Ice Age human footprints found at White Sands National Park in New Mexico are rewriting the history of humans in America.
Scientists recently announced that the footprints are 23,000 years old, which means they are from the last Ice Age.
The results have rekindled the question of how humans first arrived in the Americas. The footprints seem to suggest that these early travelers traveled across the continent when it predominately constituted of glaciers and ice.
“I think this is probably the biggest discovery about the peopling of America in a hundred years,” said Ciprian Ardelean, an archaeologist at Autonomous University of Zacatecas in Mexico, who is not part of the research team studying the footprints. “I don’t know what gods they prayed to, but this is a dream find.”
The footprints are notable for bolstering the argument of researchers who believe that humans actually arrived in the Americas at the onset of the Ice Age. The dominant belief amongst archaeologists has for decades been that people spread across North and South America as the last Ice Age was nearing its end.
This theory was supported by the oldest known tools discovered on the continent, including spear tips, needles, and scrapers, which were found to be thirteen thousand years old. The artifacts were referred to as “Clovis,” the name of the area in New Mexico where they were first discovered.
Scientists were particularly swayed by this argument because the age of the Clovis artifacts perfectly aligned with the end of that Ice Age. From this, they developed the narrative that held that the Siberian hunter-gatherers came to Alaska during the Ice Age and remained there for decades until the glaciers receded and allowed them the ability to migrate south to the rest of the continent.

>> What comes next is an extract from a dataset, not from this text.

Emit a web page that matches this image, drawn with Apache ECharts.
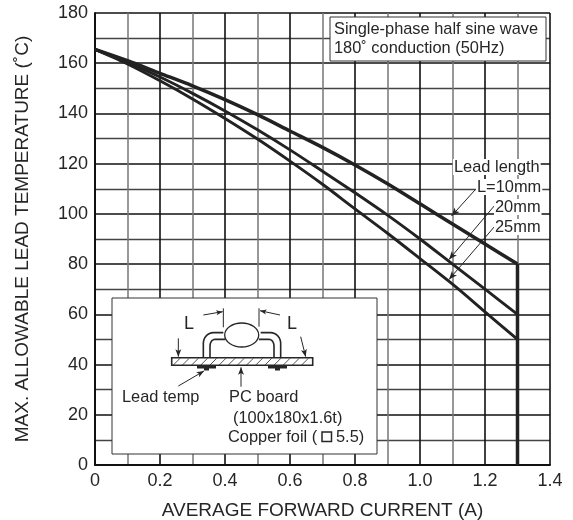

However, other researchers began to cast doubts on these beliefs in the 1970s. Archeologists began exposing evidence suggesting that humans were present in North America much earlier than people assumed. Archaeologist Ciprian Ardelean and his colleagues had published a report as recently as last year that detailed that stone tools from a cave in Mexico were 26,000 years old.
Other archeologists have challenged these reports. Ben Potter, an archeologist at the Arctic Studies Center in Liaocheng University in China, said he believed that those “tools” could easily be misshapen rocks that researchers mistook for man-made objects. Potter added that dates archaeologists attributed to their findings could be dubious and that tools and artifacts that merge with underlying sediment might falsely seem older than they are.
Ice Age Footprints Bring Different Kind of Evidence of Human Activities
The study out of White Sands National Park, however, brings a different kind of evidence to the table—one that is less prone to error than artifacts and tools: namely footprints.
Footprints were discovered by David Bustos, the resource program manager at White Sands National Park. He requested that a team of scientists analyze the prints.
The team has found thousands of footprints throughout the eighty thousand acre park during their time working with Bustos. They have found footprints that show a mother resting her baby on the ground and others that were made by a person walking in a perfectly straight line for over a mile. Lastly, there were footprints that appear to have belonged to children.